By Josh White
Date: Monday 10 Jul 2023
LONDON (ShareCast) - (Sharecast News) - Student accommodation specialist Unite Group reported a robust sales performance for the upcoming academic year on Monday, with 98% of rooms already sold.
The FTSE 100 company said that was an improvement compared to last year, where 91% of rooms were sold by the same time.
It said demand for student accommodation remained high, with both university partners and students booking directly showing strong interest.
Nominations agreements, which involve universities relying on partners such as Unite to meet accommodation requirements, now covered 56% of total beds for the 2023-2024 academic year, making for a 4% increase from the previous year.
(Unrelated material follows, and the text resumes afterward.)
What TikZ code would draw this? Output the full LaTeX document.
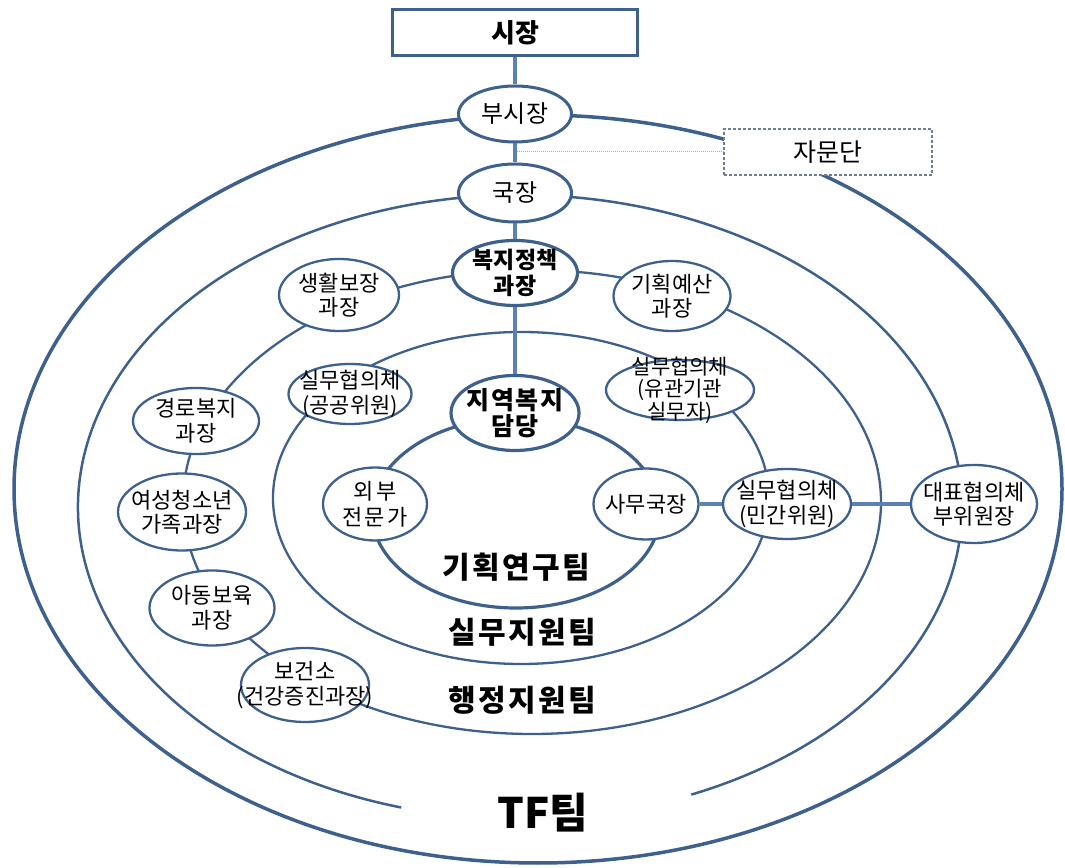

Unite said the trends supported its expectations of full occupancy and rental value growth of around 7% for the academic year, surpassing its previous projection of between 6% and 7%.
In the 2022-2023 academic year, Unite achieved 99% occupancy and rental value growth of 3.5%.
Looking at its pipeline, Unite said it remained committed to four development projects, with a combined development cost of £339m and a yield-on-cost of 6.7% for the student accommodation elements.
The remaining costs of £179m required to complete the projects would be funded through the company's cash reserves and committed debt headroom of £393m as at 30 June.
On the funding front, the firm said that during the last quarter, the Unite UK Student Accommodation Fund (USAF) secured a new £400m loan, replacing the maturing £380m bond that was due in June.
It said the seven-year secured loan carried a fixed rate of 5.4%, and aligned with the company's previous guidance of a 3.6% overall cost of debt for 2023 on a see-through basis.[
As at 30 June, the independent valuation of USAF's property portfolio stood at £2.923bn, reflecting a 1.2% increase on a like-for-like basis during the quarter.
The board said the growth in valuation was driven by a 2.2% increase in quarterly rental income and a five-basis point expansion in property yields.
It said the portfolio consisted of 27,924 beds across 71 properties, located in 19 university towns and cities across the UK.
The London Student Accommodation Joint Venture (LSAV), meanwhile, boasted an investment portfolio comprising 9,716 beds across 14 properties in London and the Aston Student Village in Birmingham.
It was independently valued at £1.94bn, representing a 1.1% increase on a like-for-like basis during the quarter.
Unite said the valuation uplift was primarily attributed to a 2% rise in quarterly rental income and a four-basis point increase in property yields.
The USAF and LSAV portfolios now commanded weighted average yields of 5.1% and 4.3%, respectively.
Unite said it expected that the valuations of its wholly-owned portfolio as at 30 June would show similar movements to those observed in USAF and LSAV during the first half of the year.
"Reservations for the 2023-2024 academic year remain at record levels, with 98% of rooms now sold, reflecting strong demand from both students and universities and the attractiveness of our fixed-priced all-inclusive offer," said chief executive officer Richard Smith.
"This supports an improvement in our rental growth guidance to around 7% for the academic year.
"Our strong leasing performance will continue to support our property valuations as the market adjusts to an environment of higher interest rates."
Smith said the supply of purpose-built student accommodation could keep pace with growing student demand at the same time as houses in multiple occupation (HMO) landlords were leaving the sector.
"Unite is uniquely positioned to address this housing need through our best-in-class operating platform, university relationships development and asset management capabilities."